When you’re deep in the woods, it’s important to find yourself the right stove. After all, no camping experience is complete without sharing a good meal with your friends. And no good meal is possible without a reliable stove that’s capable of throwing off enough heat to prepare your food quickly and efficiently.
Today, we’re going to talk about what to look for in a camping stove. We’ll help you find a stove that’s lightweight and portable, as well as fuel-efficient. We’ll also look for safe operation, because the most important thing to look for in any camping equipment is the knowledge that you’ll get back to civilization in one piece.
Camping or Backpacking?
The first thing you need to consider is whether you’re using a local campsite, or whether you’re taking your stove into the deep woods. Many backpacking stoves are extremely lightweight, with small wireframes that are designed for balance and support but don’t take up a ton of extra space in your backpack.

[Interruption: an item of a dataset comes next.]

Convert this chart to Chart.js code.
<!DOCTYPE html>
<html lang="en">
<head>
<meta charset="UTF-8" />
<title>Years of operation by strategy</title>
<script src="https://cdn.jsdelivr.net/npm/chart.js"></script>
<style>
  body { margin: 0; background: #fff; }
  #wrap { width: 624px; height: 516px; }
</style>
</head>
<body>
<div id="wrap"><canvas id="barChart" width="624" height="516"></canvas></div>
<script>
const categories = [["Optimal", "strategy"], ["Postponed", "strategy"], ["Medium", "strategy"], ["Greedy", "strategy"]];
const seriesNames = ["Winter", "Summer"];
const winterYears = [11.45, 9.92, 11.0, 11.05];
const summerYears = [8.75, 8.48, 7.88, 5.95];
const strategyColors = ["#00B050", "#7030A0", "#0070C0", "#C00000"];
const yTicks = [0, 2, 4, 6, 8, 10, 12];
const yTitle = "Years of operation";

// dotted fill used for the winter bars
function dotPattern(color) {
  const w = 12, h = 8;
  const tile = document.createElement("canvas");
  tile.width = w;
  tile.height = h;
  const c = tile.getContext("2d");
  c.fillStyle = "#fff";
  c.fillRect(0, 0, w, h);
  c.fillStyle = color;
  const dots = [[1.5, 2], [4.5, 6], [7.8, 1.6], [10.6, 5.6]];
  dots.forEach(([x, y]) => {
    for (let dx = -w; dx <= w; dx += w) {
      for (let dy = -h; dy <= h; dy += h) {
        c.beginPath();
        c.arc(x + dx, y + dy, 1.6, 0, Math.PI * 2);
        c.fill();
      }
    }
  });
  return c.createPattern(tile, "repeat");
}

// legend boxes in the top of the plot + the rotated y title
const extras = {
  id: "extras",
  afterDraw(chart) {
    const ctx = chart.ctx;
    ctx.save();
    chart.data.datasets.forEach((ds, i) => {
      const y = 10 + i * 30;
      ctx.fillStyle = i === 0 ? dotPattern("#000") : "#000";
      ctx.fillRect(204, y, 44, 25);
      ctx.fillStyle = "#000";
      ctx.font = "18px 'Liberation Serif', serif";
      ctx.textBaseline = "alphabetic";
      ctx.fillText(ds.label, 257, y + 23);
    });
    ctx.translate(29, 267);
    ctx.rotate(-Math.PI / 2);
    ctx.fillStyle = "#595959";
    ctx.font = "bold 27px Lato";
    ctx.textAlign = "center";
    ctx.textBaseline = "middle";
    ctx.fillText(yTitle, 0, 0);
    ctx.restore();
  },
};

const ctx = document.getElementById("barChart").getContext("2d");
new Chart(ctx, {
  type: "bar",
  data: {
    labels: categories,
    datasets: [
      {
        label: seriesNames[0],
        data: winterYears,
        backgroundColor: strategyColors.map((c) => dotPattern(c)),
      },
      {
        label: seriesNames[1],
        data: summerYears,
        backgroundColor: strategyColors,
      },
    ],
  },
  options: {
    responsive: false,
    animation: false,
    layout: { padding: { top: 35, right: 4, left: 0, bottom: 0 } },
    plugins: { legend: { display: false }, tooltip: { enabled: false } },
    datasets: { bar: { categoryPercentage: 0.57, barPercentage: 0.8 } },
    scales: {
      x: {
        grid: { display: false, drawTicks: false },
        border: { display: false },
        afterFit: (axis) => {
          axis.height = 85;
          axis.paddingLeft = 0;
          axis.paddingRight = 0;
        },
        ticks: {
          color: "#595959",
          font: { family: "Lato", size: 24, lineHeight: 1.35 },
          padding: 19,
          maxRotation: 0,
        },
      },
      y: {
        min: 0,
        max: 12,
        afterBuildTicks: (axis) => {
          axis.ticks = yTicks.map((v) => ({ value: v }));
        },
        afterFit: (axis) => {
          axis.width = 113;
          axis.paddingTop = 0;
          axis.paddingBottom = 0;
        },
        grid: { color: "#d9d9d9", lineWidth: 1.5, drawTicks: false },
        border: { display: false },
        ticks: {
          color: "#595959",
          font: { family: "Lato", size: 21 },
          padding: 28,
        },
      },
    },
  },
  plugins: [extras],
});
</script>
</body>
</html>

Larger camping stoves, on the other hand, are considerably more difficult to carry and aren’t suited for transporting for miles in a backpack. That said, they offer a much larger fuel supply, and canister-fueled versions even allow you to quickly switch tanks, without the need to let them cool off first as you would with a white gas stove.
BTUs and Other Technical Specifications
The standard unit of measurement for any camp stove – or heater – is the British Thermal Unit or BTU. Not to get all science-y on you, but one BTU is the amount of heat energy that’s required to raise the temperature of one pound of water by one degree Fahrenheit. By comparison, a gallon of water weighs eight pounds. Assuming your water jug has a temperature of 60 degrees and needs to rise to 212 degrees to reach a boil, this means that it will require 152 x 8, or 1,216 BTUs to reach a full boil.
Of course, this is assuming that your stove is 100 percent efficient, and in reality, most of a stove’s heat gets thrown off into the surrounding air. If you want a reasonably powerful stove, look for a minimum of 20,000 BTUs. If you can afford it, buy a more powerful stove with 30,000 BTUs or more. The more powerful the stove, the hotter it will get, which means you can spend less time preparing your meals and more time enjoying the company of your friends.
A powerful stove is all well and good when you’re trying to fry some eggs and hot cakes as quickly as possible, but what if you want to stew some fresh-skinned rabbit or some vegetables? In that case, you’re going to need a stove that simmers as well as it sizzles.
Look for large wind fins around the burners, or, if you’re buying a small backpacking stove, look for a portable windshield to place around the base. These features make a world of difference, particularly when you’re trying to do some slow cooking on a breezy day. When you’re trying to figure out what to look for in a camping stove, wind resistance matters.
Different Fuel Types
We’ve already touched on this, but there are two primary types of fuel available for camp stoves. The first type of stove uses propane and/or butane canisters. These stoves allow you to swap fuel canisters during operation. However, the canisters are heavy, and they lose performance as they run empty, which means the size of flame you get on any one setting will vary throughout operation.
On the other hand, white gas is a liquid fuel, similar to kerosene but less volatile and more longer-burning. This gas provides a clean, consistent flame throughout the course of your stove’s operation. However, you need to let your stove cool off before refilling the fuel, which can make it inconvenient to cook dishes that take a while to prepare. A leaky fuel tank can also soak your gear with gas, which is never a fun experience.
Accessories and Extras
When you’re buying something like a camp stove, it’s also important to consider the accessories that come with your purchase. These aren’t a make-or-break consideration, because you can always buy aftermarket accessories that are as good or better than what you get with your camp stove. That said, if you’re buying the entire package, you’d be foolhardy not to take everything into consideration.
So what can you get with a quality camping stove? To begin with, some of them include a basic camp pot and pan kit. Even better, some camp stoves – as opposed to backpacking stoves – include a griddle that can save you the need for using camping pots and pans altogether. Fry up your eggs and hot cakes directly on the griddle, and you’ll spend less time cleaning than you’d otherwise have to invest.